The next image it sees is this picture of Chris Pratt:

While this certainly has more features in common with Clooney’s picture than the seagull’s, remember that at this point, the algorithm thinks that a “face” is George Clooney with a blurry background (every feature in that picture is currently of equal importance). Because of this, let’s say that our algorithm is going to predict that this isn’t a face. BOOM! Our first false-negative! Now the algorithm looks at what similarities the two images have and adjusts the weights of the features it considers to be more important. Since both of the images have fuzzy backgrounds, we’ll say that our algorithm has noticed that both pictures have an outline of the head and shoulders and thinks, “Alright, this shape must be a face.” It adjusts the weights of the features that make up the head and shoulders to make them more important.

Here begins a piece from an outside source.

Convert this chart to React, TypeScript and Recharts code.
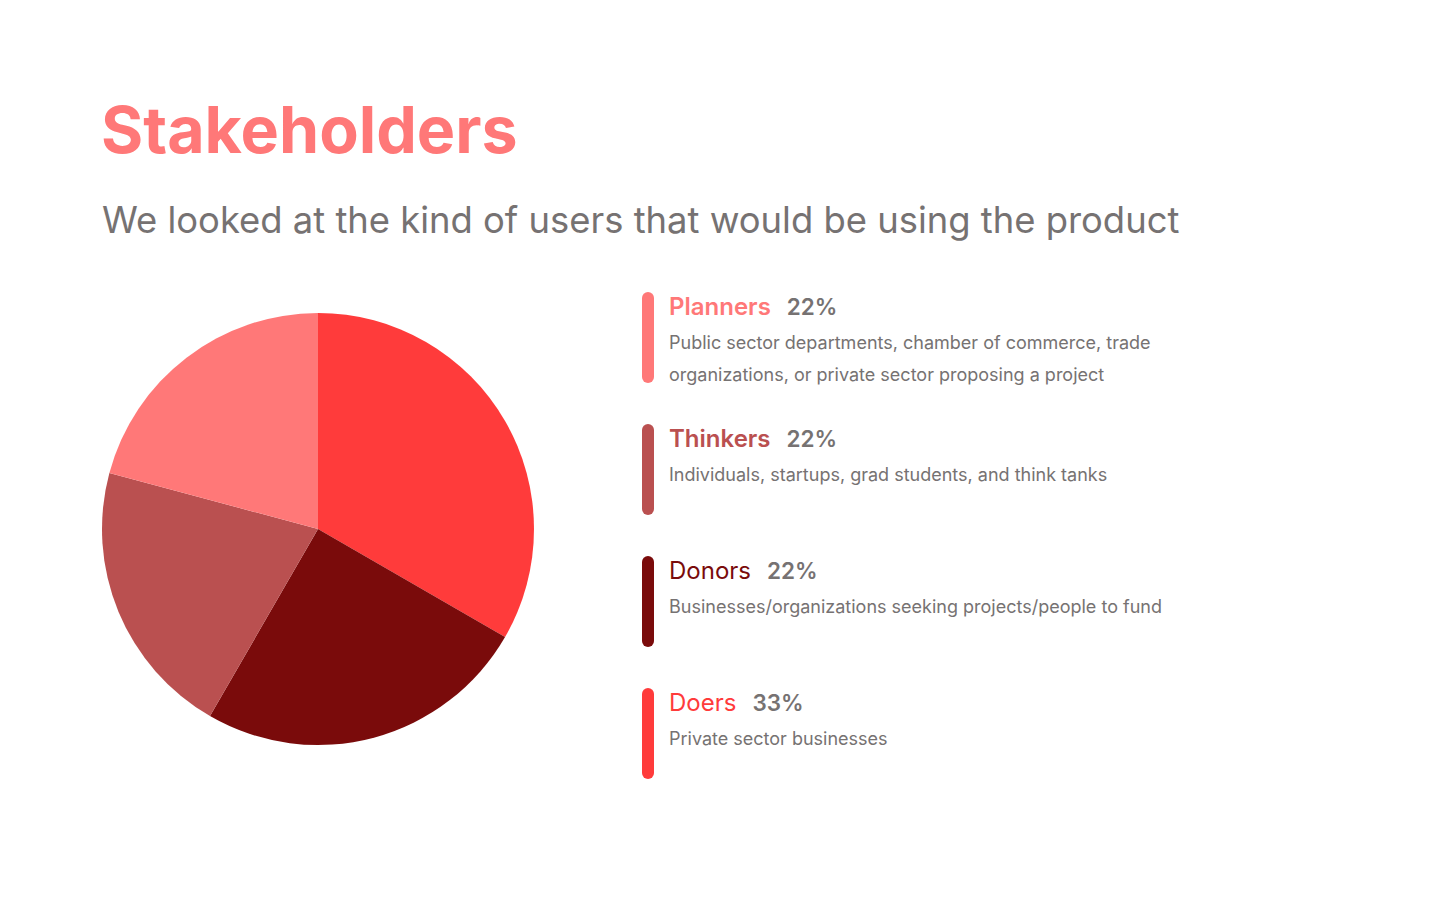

Then it see’s this picture:

We have the all the features of the outline that we saw before and the algorithm now has a little bit of wiggle room for interpretation thanks to the weights being adjusted, so let’s say that it predicts “face”. BOOM! False-positive! Its definition that a face is simply the outline of the human body is too general. Now the algorithm re-evaluates and goes back to the features that Clooney and Pratt shared. They both have eyes! Perhaps eyes are the most important feature! So it adjusts the weights accordingly and moves onto the next photo.

Well, this person has no eyes, so it can’t possibly be a face! It predicts “Not Face”. Another false-negative. Again, the algorithm re-evaluates and decides since they all had noses, so that must be what defines a face!